The first is that information is a valuable economic asset (as argued in MIKE2.0 in the article the Economic Value of Information).  Customer data, performance data, analytical information all combine to be an asset that is often worth multiples of billions of dollars.  If a company had billions of dollars worth of gold, I’d expect business executives to want to review and understand how such a valuable asset was housed!  Given that the data model is usually the main home for the information asset, the same should also be true.  The data model cannot be delegated to junior technical staff!

Increasingly there is another reason for elevating the data model.  Legacy information is becoming an obstacle to business transformation.  As the price of storage dropped during the 1990s, new systems began also storing ancillary data about the parties involved in each transaction and substantially more context for the event.  Context could, for example, include the whole sales relationship tracking leading up to a transaction, or the staff contract changes that led to a salary change.  With the context as part of the legal record, there are operational, regulatory and strategic reasons requiring that any new or transforming business function do nothing to corrupt the existing detail.  The data model is the only tool we have to map new business requirements to old data.

Given the complexity of data modelling, it’s not surprising that executives have shied away from speaking to technologists about the detail of individual models.  A discussion on normalization principles would be enough to put most decision makers off!

In the Small Worlds Data Transformation Measure article MIKE2.0 introduces a set of simple metrics to indicate whether on average the data models of an organization or doing a good job of managing the information asset.  Using the principle that information makes most sense in the context of the enterprise, it measures the level of connectivity and the degree of separation on average across a subset or all of the data models housing the information assets.
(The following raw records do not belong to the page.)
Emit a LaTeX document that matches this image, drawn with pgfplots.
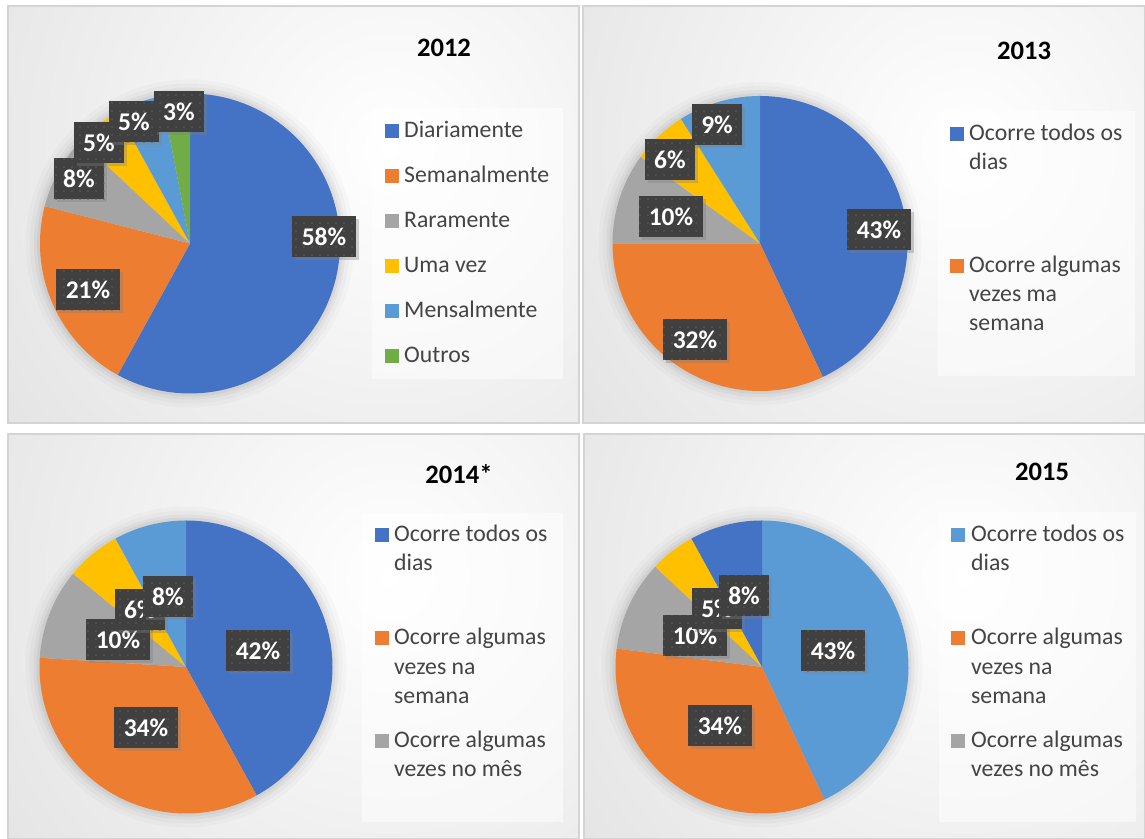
\documentclass[border=0pt]{standalone}
\usepackage{pgfplots}
\pgfplotsset{compat=1.18}
\usepackage{fontspec}
\setmainfont{Carlito}
\usetikzlibrary{patterns,shadows}

\definecolor{cBlue}{HTML}{4472C4}
\definecolor{cOrange}{HTML}{ED7D31}
\definecolor{cGray}{HTML}{A5A5A5}
\definecolor{cYellow}{HTML}{FFC000}
\definecolor{cLBlue}{HTML}{5B9BD5}
\definecolor{cGreen}{HTML}{70AD47}
\definecolor{lblbg}{HTML}{404040}
\definecolor{lbldot}{HTML}{5C5C5C}
\definecolor{panelout}{HTML}{CBCBCB}
\definecolor{panelborder}{HTML}{D4D4D4}
\definecolor{legtext}{HTML}{444444}

\pgfdeclarepatternformonly{lbldots}{\pgfqpoint{-1bp}{-1bp}}{\pgfqpoint{1bp}{1bp}}{\pgfqpoint{8bp}{8bp}}{%
  \pgfpathcircle{\pgfqpoint{0bp}{0bp}}{0.9bp}\pgfusepath{fill}}

% one pie slice: #1 cumulative start (%), #2 value (%), #3 colour
\newcommand{\pieslice}[3]{%
  \pgfmathsetmacro\angA{90-3.6*(#1+#2)}%
  \pgfmathsetmacro\angB{90-3.6*(#1)}%
  \addplot[fill=#3, draw=none, domain=\angA:\angB, samples=90]
    ({cos(x)},{sin(x)}) -- (axis cs:0,0) -- cycle;
}

\newcommand{\panel}[6]{%
  \begin{scope}
    \clip (#1,#2) rectangle (#3,#4);
    \fill[panelout] (#1,#2) rectangle (#3,#4);
    \shade[inner color=white, outer color=panelout] (#5,#6) circle (920);
  \end{scope}
  \draw[panelborder, line width=1.2] (#1,#2) rectangle (#3,#4);
}
\newcommand{\halo}[3]{%
  \foreach \d/\o in {14/0.02,10/0.025,6/0.035,3/0.045}{\fill[black,opacity=\o] (#1,#2) circle ({#3+\d});}}

\tikzset{
  lbl/.style={fill=lblbg, text=white,
    font=\fontsize{25.5bp}{30bp}\selectfont\bfseries,
    inner xsep=9.5bp, inner ysep=0bp, minimum height=41bp,
    drop shadow={shadow xshift=3bp, shadow yshift=-3bp, opacity=0.35},
    postaction={pattern=lbldots, pattern color=lbldot}},
  ttl/.style={font=\fontsize{26.6bp}{32bp}\selectfont\bfseries, text=black, inner sep=0pt},
  leg/.style={font=\fontsize{23.75bp}{29bp}\selectfont, text=legtext, inner sep=0pt, anchor=base west},
  legbox/.style={fill=white, opacity=0.5}
}
\pgfplotsset{
  piestyle/.style={anchor=center, scale only axis, hide axis,
    xmin=-1, xmax=1, ymin=-1, ymax=1, clip=false}
}

\begin{document}
\begin{tikzpicture}[x=1bp,y=1bp]
\useasboundingbox (0,0) rectangle (1145,839);
\fill[white] (0,0) rectangle (1145,839);

% panels
\panel{8}{416}{579}{833}{390}{690}
\panel{583}{416}{1145}{833}{965}{690}
\panel{8}{0}{579}{405}{390}{262}
\panel{584}{0}{1145}{405}{965}{262}

% halos
\halo{190}{595.5}{150}
\halo{760}{595.5}{147.5}
\halo{186}{172}{146.5}
\halo{762}{172}{146.5}

% ---------- 2012 ----------
\begin{axis}[piestyle, at={(190bp,595.5bp)}, width=300bp, height=300bp]
  \pieslice{0}{58}{cBlue}
  \pieslice{58}{21}{cOrange}
  \pieslice{79}{8}{cGray}
  \pieslice{87}{5}{cYellow}
  \pieslice{92}{5}{cLBlue}
  \pieslice{97}{3}{cGreen}
\end{axis}

% ---------- 2013 ----------
\begin{axis}[piestyle, at={(760bp,595.5bp)}, width=295bp, height=295bp]
  \pieslice{0}{43}{cBlue}
  \pieslice{43}{32}{cOrange}
  \pieslice{75}{10}{cGray}
  \pieslice{85}{6}{cYellow}
  \pieslice{91}{9}{cLBlue}
\end{axis}

% ---------- 2014* ----------
\begin{axis}[piestyle, at={(186bp,172bp)}, width=293bp, height=293bp]
  \pieslice{0}{42}{cBlue}
  \pieslice{42}{34}{cOrange}
  \pieslice{76}{10}{cGray}
  \pieslice{86}{6}{cYellow}
  \pieslice{92}{8}{cLBlue}
\end{axis}

% ---------- 2015 ----------
\begin{axis}[piestyle, at={(762bp,172bp)}, width=293bp, height=293bp]
  \pieslice{0}{43}{cLBlue}
  \pieslice{43}{34}{cOrange}
  \pieslice{77}{10}{cGray}
  \pieslice{87}{5}{cYellow}
  \pieslice{92}{8}{cBlue}
\end{axis}

% titles
\node[ttl] at (444,791.5) {2012};
\node[ttl] at (1024,788) {2013};
\node[ttl] at (459,365) {2014*};
\node[ttl] at (1042,367) {2015};

% data labels 2012
\node[lbl] at (324,602) {58\%};
\node[lbl] at (88,549) {21\%};
\node[lbl] at (79,660) {8\%};
\node[lbl] at (99,696) {5\%};
\node[lbl] at (134,717) {5\%};
\node[lbl] at (179,727) {3\%};
% 2013
\node[lbl] at (879,609) {43\%};
\node[lbl] at (695,499) {32\%};
\node[lbl] at (671,622) {10\%};
\node[lbl] at (670,679) {6\%};
\node[lbl] at (717,714) {9\%};
% 2014*
\node[lbl] at (258,188) {42\%};
\node[lbl] at (146,111) {34\%};
\node[lbl] at (118,199) {10\%};
\node[lbl] at (140,229) {6\%};
\node[lbl] at (168,242.5) {8\%};
% 2015
\node[lbl] at (833,188) {43\%};
\node[lbl] at (720,113) {34\%};
\node[lbl] at (695,203) {10\%};
\node[lbl] at (717,230) {5\%};
\node[lbl] at (744,243) {8\%};

% legend 2012
\fill[legbox] (372,460) rectangle (563,731);
\fill[cBlue]   (385,701) rectangle ++(14,14); \node[leg] at (404,701) {Diariamente};
\fill[cOrange] (385,656) rectangle ++(14,14); \node[leg] at (404,656) {Semanalmente};
\fill[cGray]   (385,611) rectangle ++(14,14); \node[leg] at (404,611) {Raramente};
\fill[cYellow] (385,566) rectangle ++(14,14); \node[leg] at (404,566) {Uma vez};
\fill[cLBlue]  (385,521) rectangle ++(14,14); \node[leg] at (404,521) {Mensalmente};
\fill[cGreen]  (385,476) rectangle ++(14,14); \node[leg] at (404,476) {Outros};

% legend 2013
\fill[legbox] (938,463) rectangle (1135,728);
\fill[cBlue]   (950,698) rectangle ++(14,14);
\node[leg] at (969,698) {Ocorre todos os};
\node[leg] at (969,669) {dias};
\fill[cOrange] (950,566) rectangle ++(14,14);
\node[leg] at (969,566) {Ocorre algumas};
\node[leg] at (969,537) {vezes ma};
\node[leg] at (969,508) {semana};

% legend 2014*
\fill[legbox] (362,17) rectangle (563,326);
\fill[cBlue]   (375,297) rectangle ++(14,14);
\node[leg] at (394,297) {Ocorre todos os};
\node[leg] at (394,268) {dias};
\fill[cOrange] (375,194) rectangle ++(14,14);
\node[leg] at (394,194) {Ocorre algumas};
\node[leg] at (394,164) {vezes na};
\node[leg] at (394,135) {semana};
\fill[cGray]   (375,91) rectangle ++(14,14);
\node[leg] at (394,91) {Ocorre algumas};
\node[leg] at (394,62) {vezes no mês};

% legend 2015
\fill[legbox] (939,17) rectangle (1136,327);
\fill[cLBlue]  (951,297) rectangle ++(14,14);
\node[leg] at (971,297) {Ocorre todos os};
\node[leg] at (971,268) {dias};
\fill[cOrange] (951,194) rectangle ++(14,14);
\node[leg] at (971,194) {Ocorre algumas};
\node[leg] at (971,164) {vezes na};
\node[leg] at (971,135) {semana};
\fill[cGray]   (951,91) rectangle ++(14,14);
\node[leg] at (971,91) {Ocorre algumas};
\node[leg] at (971,62) {vezes no mês};
\end{tikzpicture}
\end{document}
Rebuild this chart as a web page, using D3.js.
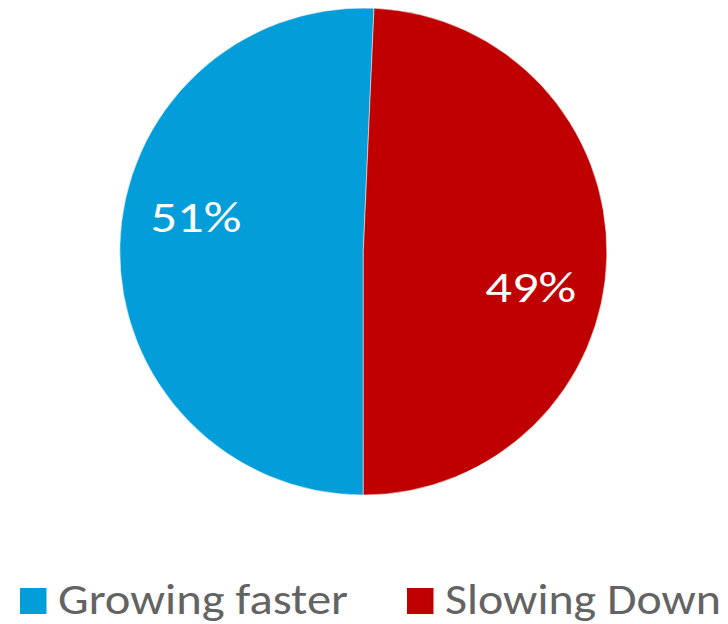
<!DOCTYPE html>
<html>
<head>
<meta charset="utf-8">
<script src="https://cdn.jsdelivr.net/npm/d3@7"></script>
<style>
  html, body { margin: 0; padding: 0; background: #ffffff; }
  svg { display: block; }
</style>
</head>
<body>
<svg id="chart" width="728" height="624"></svg>
<script>
const categories = ["Growing faster", "Slowing Down"];
const values = [50.7, 49.3];
const labels = ["51%", "49%"];
const colors = ["#039DD9", "#C00000"];

const svg = d3.select("#chart");
const cx = 363.3, cy = 251.5, radius = 243.5;
const g = svg.append("g").attr("transform", `translate(${cx},${cy})`);

const data = categories.map((c, i) => ({ name: c, value: values[i], label: labels[i], color: colors[i] }));

const pie = d3.pie().sort(null).value(d => d.value).startAngle(Math.PI).endAngle(3 * Math.PI);
const arc = d3.arc().innerRadius(0).outerRadius(radius);
const arcs = pie(data);

g.selectAll("path.slice")
  .data(arcs)
  .join("path")
  .attr("class", "slice")
  .attr("d", arc)
  .attr("fill", d => d.data.color)
  .attr("stroke", "#ffffff")
  .attr("stroke-width", 0.5);

const fontStack = "Carlito, Lato, 'Open Sans', sans-serif";
const labelR = 171, labelShift = 10.5 * Math.PI / 180;
g.selectAll("text.lbl")
  .data(arcs)
  .join("text")
  .attr("class", "lbl")
  .attr("x", d => labelR * Math.sin((d.startAngle + d.endAngle) / 2 + labelShift))
  .attr("y", d => -labelR * Math.cos((d.startAngle + d.endAngle) / 2 + labelShift))
  .attr("text-anchor", "middle")
  .attr("dy", "0.36em")
  .attr("fill", "#ffffff")
  .attr("textLength", 91)
  .attr("lengthAdjust", "spacingAndGlyphs")
  .style("font-family", fontStack)
  .style("font-size", "43px")
  .text(d => d.data.label);

// legend
const legendX = d3.scalePoint().domain(categories).range([20, 407]);
const legendTextWidth = d3.scaleOrdinal().domain(categories).range([290, 276]);
const lg = svg.append("g").selectAll("g.leg")
  .data(data)
  .join("g")
  .attr("class", "leg")
  .attr("transform", d => `translate(${legendX(d.name)},588)`);
lg.append("rect").attr("width", 26.5).attr("height", 26).attr("fill", d => d.color);
lg.append("text")
  .attr("x", 38)
  .attr("y", 26)
  .attr("fill", "#636363")
  .attr("textLength", d => legendTextWidth(d.name))
  .attr("lengthAdjust", "spacingAndGlyphs")
  .style("font-family", fontStack)
  .style("font-size", "43px")
  .text(d => d.name);
</script>
</body>
</html>
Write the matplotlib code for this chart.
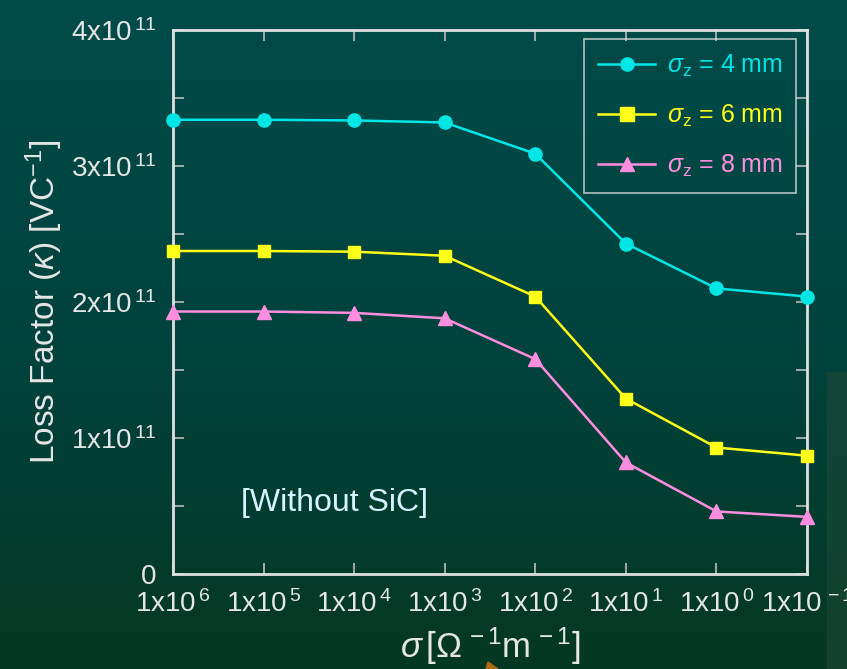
import numpy as np
import matplotlib
matplotlib.use("Agg")
import matplotlib.pyplot as plt
from matplotlib.lines import Line2D
from matplotlib.patches import Rectangle, Polygon

plt.rcParams['font.family'] = ['Liberation Sans', 'DejaVu Sans']
plt.rcParams['mathtext.fontset'] = 'custom'
plt.rcParams['mathtext.rm'] = 'Liberation Sans'
plt.rcParams['mathtext.it'] = 'Liberation Sans:italic'

# Conductivity sweep [1/(Ohm m)] and loss factor [V/C]
conductivity = [1e6, 1e5, 1e4, 1e3, 1e2, 1e1, 1e0, 1e-1]
loss_4mm = [3.34e11, 3.34e11, 3.335e11, 3.32e11, 3.09e11, 2.43e11, 2.10e11, 2.04e11]
loss_6mm = [2.375e11, 2.375e11, 2.37e11, 2.34e11, 2.04e11, 1.29e11, 0.93e11, 0.87e11]
loss_8mm = [1.93e11, 1.93e11, 1.92e11, 1.88e11, 1.58e11, 0.82e11, 0.46e11, 0.42e11]

x_tick_exps = [6, 5, 4, 3, 2, 1, 0, -1]
y_tick_vals = [0, 1e11, 2e11, 3e11, 4e11]
y_tick_labels = ['0'] + [r'$\mathrm{%dx10^{\,11}}$' % k for k in (1, 2, 3, 4)]

series_labels = ['4 mm', '6 mm', '8 mm']
series_colors = ['#00e6e6', '#ffff1a', '#ff8ee0']
series_markers = ['o', 's', '^']

TEXT = '#e6e6e6'
W, H = 847, 669
fig = plt.figure(figsize=(W / 100, H / 100), dpi=100)

# slide background: vertical teal-to-green gradient
bg = fig.add_axes([0, 0, 1, 1], zorder=-10)
top = np.array([0x00, 0x4b, 0x4a]) / 255
mid = np.array([0x00, 0x42, 0x3c]) / 255
bot = np.array([0x05, 0x38, 0x22]) / 255
t = np.linspace(0, 1, 256)[:, None]
grad = np.where(t < 0.55, top + (mid - top) * (t / 0.55),
                mid + (bot - mid) * ((t - 0.55) / 0.45))
bg.imshow(grad[:, None, :], aspect='auto', extent=[0, W, H, 0])
bg.add_patch(Rectangle((827, 372), 20, 297, color='#1c4836', alpha=0.6))
bg.add_patch(Polygon([[486, 669], [488, 662], [498, 669]], closed=True, color='#b06a10'))
bg.set_xlim(0, W)
bg.set_ylim(H, 0)
bg.axis('off')

ax = fig.add_axes([173 / W, 1 - 574 / H, (807 - 173) / W, (574 - 30) / H])
ax.set_facecolor('none')

series = [loss_4mm, loss_6mm, loss_8mm]
for vals, col, mk in zip(series, series_colors, series_markers):
    ax.plot(conductivity, vals, color=col, marker=mk, markersize=9.5 if mk != 's' else 9,
            lw=1.8, clip_on=False, zorder=5)

ax.set_xscale('log')
ax.set_xlim(1e6, 1e-1)
ax.set_ylim(0, 4e11)
ax.set_xticks([10.0 ** e for e in x_tick_exps])
ax.set_xticklabels([r'$\mathrm{1x10^{\,%d}}$' % e for e in x_tick_exps])
ax.xaxis.set_minor_locator(matplotlib.ticker.NullLocator())
ax.set_yticks(y_tick_vals)
ax.set_yticklabels(y_tick_labels)
ax.set_yticks(np.arange(0.5e11, 4e11, 1e11), minor=True)

for sp in ax.spines.values():
    sp.set_color('#e0e0e0')
    sp.set_linewidth(2)
ax.tick_params(which='both', direction='in', top=True, right=True,
               colors='#bdbdbd', labelcolor=TEXT, labelsize=20, width=1.2)
ax.tick_params(which='major', length=8)
ax.tick_params(which='minor', length=8)
ax.tick_params(axis='x', pad=12)
ax.tick_params(axis='y', pad=12)

ax.set_xlabel(r'$\mathit{\sigma}\,[\Omega^{\mathrm{\,-1}}\mathrm{m}^{\mathrm{\,-1}}]$',
              fontsize=25, color=TEXT, labelpad=5)
ax.set_ylabel(r'Loss Factor ($\mathit{\kappa}$) [VC$^{\mathrm{-1}}$]',
              fontsize=24, color=TEXT, labelpad=4)

ax.text(0.255, 0.13, '[Without SiC]', transform=ax.transAxes, fontsize=23,
        color='#d6f2ff', ha='center', va='center')

# legend with colored labels
handles = [Line2D([], [], color=c, marker=m, markersize=9.5, lw=1.8)
           for c, m in zip(series_colors, series_markers)]
labels = [r'$\mathit{\sigma}_{\mathrm{z}}$ = ' + s for s in series_labels]
leg = ax.legend(handles, labels, loc='upper right', bbox_to_anchor=(0.983, 0.983),
                fontsize=18, frameon=True, fancybox=False, handlelength=2.3,
                borderpad=0.55, labelspacing=0.95, handletextpad=0.45,
                borderaxespad=0)
leg.get_frame().set_facecolor('none')
leg.get_frame().set_edgecolor('#e0e0e0')
leg.get_frame().set_linewidth(1.2)
for txt, c in zip(leg.get_texts(), series_colors):
    txt.set_color(c)

fig.savefig('out.png', dpi=100)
The Economic Value of Information - Governance View

Wednesday, August 1st, 2007

I am continually struck by the lack of formal valuation models to information. Considerng how much organizations spend on building and maintaining information assets and how valuable they are to the health of the business, you would think it would be an area that would receive more focus.

While I’ve seen a number of academic papers on assessing the Economic Value of Information, the practically implemented cases are few and far between.  I have done some development on “Assessment-oriented” models that can be value in formulating a strategy, such as the Economic Value of Information model in MIKE2.0.

An Information Value Assessment should provide a mechanism to assign an economic value to the information assets an organization holds and  the resulting impacts of Information Governance practices on this value.   It could also measure whether the return outweighs the cost and the time required to attain this return.

Governance models are just one way of assessing value.  Other simple techniques could include:

  • Mastering - how many systems hold this common data?
  • Latency - if I load this data into a warehouse in an hourly fashion as opposed to weekly what are the gains?
  • Quality - RI issues, accuracy issues
  • Reach - how many people read my blog?  who are the readers?

I think this is an area where industry models will greatly improve, similar to what has occurred in the past 10 years in the infrastructure space.  The lack of model points to the immaturity of information management as a competency and the strict building of information with technology.   I would welcome any other opinions on technqiues.